The 150 foot truss bridge was constructed beginning in 1924 and completed by January 1926. The timber built, covered crossing, which spanned the Chehalis River, protected a railroad track used by several rail companies in the region. By the late 1960s, the bridge was disconnected from rail use and eventually fell into disrepair by the mid-1970s. Several attempts were made to either dismantle or save the bridge. Neither option commenced and the span continued to deteriorate. The Doty Bridge was considered the last covered railroad bridge in the state.

==History==
An existing rail line existed over the Chehalis River in Doty in 1914. The Doty Bridge began as a replacement of the span, part of the Raymond-Willapa Harbor line, in July 1924. The $23,000 bridge was fully covered and completed by January 1926. Railroad companies, such as the Milwaukee Road and the Chehalis Western Railroad used the line through the bridge, often shipping timber for Weyerhaeuser Company. The bridge came under Weyerhaeuser ownership after purchasing the retired right of way in 1936. Weyerhaeuser used the line under the bridge during its logging operations at Camp McDonald, west of Boistfort.

The Doty Bridge was one of several covered bridges in Lewis County, such as the Weyerhaeuser Pe Ell Bridge. Some of the last to remain was a span over the Newaukum River near Alexander Park, which was removed in 1958, and a crossing at Curtis that was replaced with a steel girder bridge in 1975.

The Doty Bridge was considered to be in good condition but was disconnected by Weyerhaeuser from the rail line by 1965; part of the railroad track was still in use by 1969. By 1976, deterioration of the side walls and roof were noted; the frame was regarded to be in "real good condition". The timber company asked for the bridge to be dismantled due to safety concerns and a railroad materials company that owned the bridge structure was prepared to remove the structure.
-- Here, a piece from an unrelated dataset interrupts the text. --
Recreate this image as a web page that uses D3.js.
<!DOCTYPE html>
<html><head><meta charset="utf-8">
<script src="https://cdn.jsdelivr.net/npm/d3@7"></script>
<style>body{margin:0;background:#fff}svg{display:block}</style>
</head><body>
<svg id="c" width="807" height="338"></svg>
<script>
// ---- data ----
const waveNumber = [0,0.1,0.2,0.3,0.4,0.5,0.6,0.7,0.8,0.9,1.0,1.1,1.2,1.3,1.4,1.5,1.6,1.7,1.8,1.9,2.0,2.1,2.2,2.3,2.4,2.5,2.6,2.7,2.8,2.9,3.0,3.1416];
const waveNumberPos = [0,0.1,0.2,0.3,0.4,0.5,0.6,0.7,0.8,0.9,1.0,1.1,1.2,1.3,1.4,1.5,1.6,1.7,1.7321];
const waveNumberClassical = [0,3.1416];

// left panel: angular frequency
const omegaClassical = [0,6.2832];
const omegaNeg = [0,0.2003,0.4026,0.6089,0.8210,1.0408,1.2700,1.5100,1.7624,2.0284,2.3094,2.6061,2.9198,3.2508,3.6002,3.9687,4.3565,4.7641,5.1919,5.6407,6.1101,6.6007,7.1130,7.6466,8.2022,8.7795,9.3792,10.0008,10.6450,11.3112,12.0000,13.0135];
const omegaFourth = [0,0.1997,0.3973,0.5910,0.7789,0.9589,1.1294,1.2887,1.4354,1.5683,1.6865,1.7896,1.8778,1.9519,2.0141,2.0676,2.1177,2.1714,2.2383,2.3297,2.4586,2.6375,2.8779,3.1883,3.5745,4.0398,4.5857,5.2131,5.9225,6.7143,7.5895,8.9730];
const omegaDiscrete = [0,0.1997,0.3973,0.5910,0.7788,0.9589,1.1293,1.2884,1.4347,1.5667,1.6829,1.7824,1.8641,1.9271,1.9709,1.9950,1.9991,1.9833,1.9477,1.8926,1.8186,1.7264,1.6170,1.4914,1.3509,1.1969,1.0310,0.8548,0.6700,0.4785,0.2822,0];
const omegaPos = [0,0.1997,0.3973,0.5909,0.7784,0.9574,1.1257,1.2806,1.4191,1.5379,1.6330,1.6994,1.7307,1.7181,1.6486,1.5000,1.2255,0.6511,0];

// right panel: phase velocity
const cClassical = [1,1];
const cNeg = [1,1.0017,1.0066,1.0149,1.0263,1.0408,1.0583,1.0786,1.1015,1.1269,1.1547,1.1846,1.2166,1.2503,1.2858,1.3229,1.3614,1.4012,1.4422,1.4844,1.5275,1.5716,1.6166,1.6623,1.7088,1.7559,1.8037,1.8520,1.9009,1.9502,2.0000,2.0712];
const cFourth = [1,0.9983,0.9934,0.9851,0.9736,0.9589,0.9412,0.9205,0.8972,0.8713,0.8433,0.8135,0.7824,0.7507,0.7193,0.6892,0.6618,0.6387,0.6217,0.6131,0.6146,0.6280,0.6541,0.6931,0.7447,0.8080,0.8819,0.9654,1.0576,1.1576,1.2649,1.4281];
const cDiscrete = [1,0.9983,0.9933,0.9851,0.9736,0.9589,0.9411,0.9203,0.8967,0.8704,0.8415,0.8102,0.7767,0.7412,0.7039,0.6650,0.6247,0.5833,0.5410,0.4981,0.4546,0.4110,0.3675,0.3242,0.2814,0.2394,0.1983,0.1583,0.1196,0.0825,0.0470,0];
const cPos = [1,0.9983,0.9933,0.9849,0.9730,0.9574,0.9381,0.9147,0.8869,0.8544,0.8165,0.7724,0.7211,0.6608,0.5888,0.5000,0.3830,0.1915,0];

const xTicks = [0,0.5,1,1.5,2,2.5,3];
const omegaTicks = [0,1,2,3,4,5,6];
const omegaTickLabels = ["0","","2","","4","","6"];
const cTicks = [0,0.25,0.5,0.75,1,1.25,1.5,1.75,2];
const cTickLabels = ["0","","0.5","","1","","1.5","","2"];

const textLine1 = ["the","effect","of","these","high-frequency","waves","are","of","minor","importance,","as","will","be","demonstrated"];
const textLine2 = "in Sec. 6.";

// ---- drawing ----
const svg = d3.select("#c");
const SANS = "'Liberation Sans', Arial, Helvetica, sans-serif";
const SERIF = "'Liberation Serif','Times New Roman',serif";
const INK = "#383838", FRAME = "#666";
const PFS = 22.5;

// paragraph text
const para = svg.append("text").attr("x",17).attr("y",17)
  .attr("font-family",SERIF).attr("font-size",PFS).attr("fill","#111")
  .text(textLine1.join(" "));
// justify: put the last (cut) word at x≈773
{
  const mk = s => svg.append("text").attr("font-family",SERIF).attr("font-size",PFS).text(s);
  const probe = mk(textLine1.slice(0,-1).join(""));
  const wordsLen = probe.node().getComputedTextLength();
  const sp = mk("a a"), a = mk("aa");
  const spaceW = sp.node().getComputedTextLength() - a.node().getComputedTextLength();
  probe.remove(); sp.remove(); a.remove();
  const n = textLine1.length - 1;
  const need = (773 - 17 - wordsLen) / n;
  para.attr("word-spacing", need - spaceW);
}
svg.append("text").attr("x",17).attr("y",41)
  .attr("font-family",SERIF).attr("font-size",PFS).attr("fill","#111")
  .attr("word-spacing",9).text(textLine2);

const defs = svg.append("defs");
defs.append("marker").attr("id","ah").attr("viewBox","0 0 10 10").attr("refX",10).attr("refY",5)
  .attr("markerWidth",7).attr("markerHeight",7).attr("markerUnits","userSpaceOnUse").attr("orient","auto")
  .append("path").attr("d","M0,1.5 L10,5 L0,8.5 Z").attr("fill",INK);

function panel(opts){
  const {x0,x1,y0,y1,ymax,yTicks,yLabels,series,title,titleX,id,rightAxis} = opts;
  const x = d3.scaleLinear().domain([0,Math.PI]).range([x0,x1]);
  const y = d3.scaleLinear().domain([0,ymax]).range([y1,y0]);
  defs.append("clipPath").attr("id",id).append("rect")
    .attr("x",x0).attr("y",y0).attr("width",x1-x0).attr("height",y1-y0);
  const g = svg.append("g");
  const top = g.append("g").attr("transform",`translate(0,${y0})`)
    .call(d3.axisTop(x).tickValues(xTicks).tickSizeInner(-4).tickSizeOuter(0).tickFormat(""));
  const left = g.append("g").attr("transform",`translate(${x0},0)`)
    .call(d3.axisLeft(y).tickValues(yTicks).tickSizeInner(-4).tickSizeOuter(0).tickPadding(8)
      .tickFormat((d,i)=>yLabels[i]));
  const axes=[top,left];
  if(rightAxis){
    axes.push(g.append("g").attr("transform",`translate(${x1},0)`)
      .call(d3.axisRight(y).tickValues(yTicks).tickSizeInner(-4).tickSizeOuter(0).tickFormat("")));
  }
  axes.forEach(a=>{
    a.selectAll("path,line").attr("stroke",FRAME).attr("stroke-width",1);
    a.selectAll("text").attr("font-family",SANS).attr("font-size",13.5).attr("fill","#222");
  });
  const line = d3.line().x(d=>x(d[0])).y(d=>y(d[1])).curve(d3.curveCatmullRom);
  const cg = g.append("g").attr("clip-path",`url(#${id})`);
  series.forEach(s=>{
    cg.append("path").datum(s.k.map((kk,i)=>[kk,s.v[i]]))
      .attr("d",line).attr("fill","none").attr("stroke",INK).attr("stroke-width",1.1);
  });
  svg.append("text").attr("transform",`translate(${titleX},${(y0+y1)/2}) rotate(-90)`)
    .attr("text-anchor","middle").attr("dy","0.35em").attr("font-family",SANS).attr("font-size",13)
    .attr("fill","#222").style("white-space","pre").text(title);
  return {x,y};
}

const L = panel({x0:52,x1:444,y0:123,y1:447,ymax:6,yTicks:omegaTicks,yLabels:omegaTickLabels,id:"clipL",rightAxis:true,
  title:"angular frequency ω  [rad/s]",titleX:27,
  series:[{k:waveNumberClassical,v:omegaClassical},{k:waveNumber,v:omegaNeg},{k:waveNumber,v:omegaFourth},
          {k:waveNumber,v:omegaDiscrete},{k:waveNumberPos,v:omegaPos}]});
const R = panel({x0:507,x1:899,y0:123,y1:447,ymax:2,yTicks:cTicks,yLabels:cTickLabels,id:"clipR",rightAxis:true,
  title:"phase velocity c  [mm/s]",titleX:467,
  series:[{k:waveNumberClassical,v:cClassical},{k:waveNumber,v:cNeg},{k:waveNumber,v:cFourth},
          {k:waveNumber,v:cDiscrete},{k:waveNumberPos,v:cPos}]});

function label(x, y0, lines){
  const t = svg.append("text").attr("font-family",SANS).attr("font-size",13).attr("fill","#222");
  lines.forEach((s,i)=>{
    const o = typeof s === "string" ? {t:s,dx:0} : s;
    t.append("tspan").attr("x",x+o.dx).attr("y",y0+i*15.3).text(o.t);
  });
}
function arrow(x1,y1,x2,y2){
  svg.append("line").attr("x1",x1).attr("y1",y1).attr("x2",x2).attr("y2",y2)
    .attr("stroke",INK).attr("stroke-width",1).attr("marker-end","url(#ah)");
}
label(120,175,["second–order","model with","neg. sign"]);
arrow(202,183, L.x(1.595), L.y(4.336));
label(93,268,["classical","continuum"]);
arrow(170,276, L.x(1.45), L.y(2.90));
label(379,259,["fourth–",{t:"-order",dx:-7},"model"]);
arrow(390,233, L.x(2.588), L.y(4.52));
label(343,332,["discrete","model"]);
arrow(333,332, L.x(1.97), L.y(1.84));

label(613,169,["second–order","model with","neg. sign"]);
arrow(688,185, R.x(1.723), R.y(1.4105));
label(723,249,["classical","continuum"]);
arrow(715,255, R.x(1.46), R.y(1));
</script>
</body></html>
Demolition was paused after concerns were noted by local residents and historians that the bridge could be preserved for its historical significance. Before the bridge's acceptance to the National Register of Historic Places, one proposed plan in early 1976 was to move the assembly to the Southwest Washington Fairgrounds, where it was considered for use as a footbridge over Salzer Creek, connecting a parking lot to the grounds. The relocation was estimated to cost as high as $50,000.

The attempts to save the bridge in 1976 failed by July of that year and orders were given to officially remove the bridge. The final rail connection was removed, people were strongly urged not to walk under through the structure due to continuing decay, and a portion of the bridge was noted to be "leaning badly". Restoration was ruled out as "impractical".
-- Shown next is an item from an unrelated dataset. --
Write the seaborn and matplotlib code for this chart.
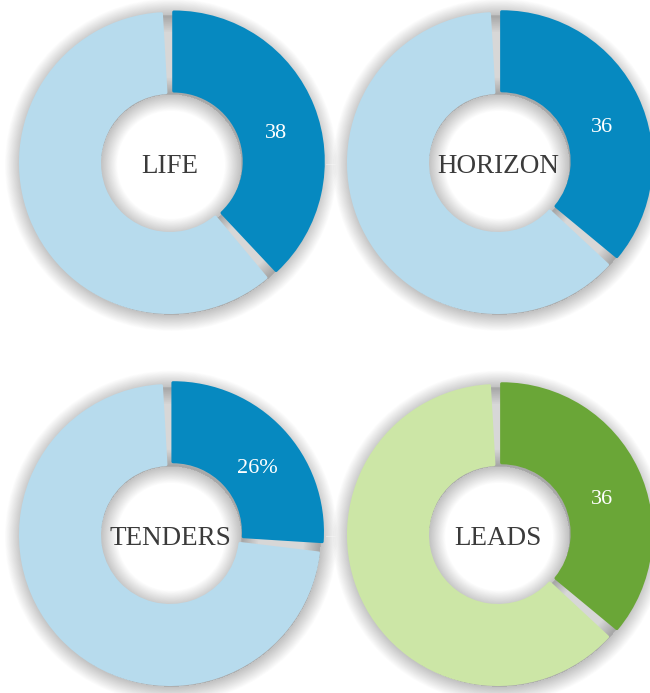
import matplotlib
matplotlib.use("Agg")
import numpy as np
import matplotlib.pyplot as plt
from matplotlib import patheffects as pe
import seaborn as sns

# data
names = ["LIFE", "HORIZON", "TENDERS", "LEADS"]
values = [38, 36, 26, 36]
value_labels = ["38", "36", "26%", "36"]
dark_colors = ["#0689c0", "#0689c0", "#0689c0", "#6aa637"]
light_colors = ["#b7dbed", "#b7dbed", "#b7dbed", "#cce6a6"]

sns.set_theme(style="white")
plt.rcParams["font.family"] = ["Liberation Serif", "DejaVu Serif"]

W, H = 650, 693
centers = [(170, 163), (498, 163), (170, 535), (498, 535)]  # px, from top-left
unit = 149.5    # px per unit of pie radius
lim = 1.15
GAP = 3.3       # deg, gap cut from the light slice
EXPLODE = 0.027
ring_width = 1 - 70.5 / unit

fig = plt.figure(figsize=(W / 100, H / 100), dpi=100)

# soft drop shadow built from many faint strokes
glow = [pe.Stroke(linewidth=lw, foreground="black", alpha=0.012, offset=(0.8, -1.3))
        for lw in np.linspace(2, 24, 20)]

for name, v, lab, dk, lt, (cx, cy) in zip(names, values, value_labels,
                                          dark_colors, light_colors, centers):
    size = 2 * lim * unit
    ax = fig.add_axes([(cx - size / 2) / W, (H - cy - size / 2) / H, size / W, size / H])

    # shadow under the whole ring
    shadow, _ = ax.pie([100], radius=1, colors=["#808080"],
                       wedgeprops=dict(width=ring_width, linewidth=0))
    shadow[0].set_path_effects(glow)
    shadow[0].set_zorder(1)

    wedges, _ = ax.pie([v, 100 - v], startangle=90, counterclock=False,
                       colors=[dk, lt], radius=1, explode=[EXPLODE, 0],
                       wedgeprops=dict(width=ring_width, linewidth=2.2,
                                       joinstyle="round"))
    dark, light = wedges
    light.set_theta1(light.theta1 + GAP)
    light.set_theta2(light.theta2 - GAP)
    for w in wedges:
        w.set_edgecolor(w.get_facecolor())
        w.set_zorder(2)

    ang = np.deg2rad(90 - 1.8 * v - 5)
    r = 0.74
    ax.text(r * np.cos(ang), r * np.sin(ang) - 0.015, lab, color="white", fontsize=16,
            ha="center", va="center", zorder=3)
    ax.text(0, -0.022, name, color="#3b3b3b", fontsize=19.5, ha="center", va="center",
            zorder=3)

    ax.set_xlim(-lim, lim)
    ax.set_ylim(-lim, lim)
    ax.set_aspect("equal")
    ax.axis("off")

fig.savefig("out.png", dpi=100)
The bridge, however, remained and was listed with the NRHP in 1982, only to be noted as destroyed by 1990.

==Architecture and engineering==
Built of timber, the Howe truss was 150 ft long with a width of 22 ft. It was measured to be 29.5 ft tall. The structure was a standard design, free from embellishments, of the Milwaukee Road. The bridge was considered "stark" and "utilitarian", similar to that of the Weyerhaeuser Pe Ell Bridge. Covered bridges were used as a cost-saving measure, protecting untreated railroad ties which were used due to the high cost of creosote during the 1920s and 1930s.

==Significance==
In 1976, the Doty Bridge was believed to be the last remaining railroad covered bridge in Washington and by 1979, was one of four covered bridges of any use remaining in the state. It was regarded as the last example of a Chicago, Milwaukee, St. Paul and Pacific Railroad-designed bridge in the state.

During the 1976 attempt to demolish the bridge, the Lewis County Historical Society expressed concerns over the possible loss, but noted that a lack of preservation funds, coupled with other areas and buildings considered to be of higher merit, meant that the Doty Bridge would have to be preserved by other avenues. The railroad materials company offered to sell the structure for $1,500. A manager of the fairgrounds remarked that there was a lack of appreciation for the span's importance noting that as time passed, "perhaps they'll wish they had saved it."

The Doty Bridge remained and was added to the NRHP on July 16, 1982. Prior to the historic designation, the landmark was listed to the Washington State Heritage Register on November 7, 1979.

===Delisting===
The Doty Bridge was formally delisted on July 16, 1990 after a letter from the Washington State Department of Archaeology and Historic Preservation days prior informed the NRHP that the structure had been destroyed.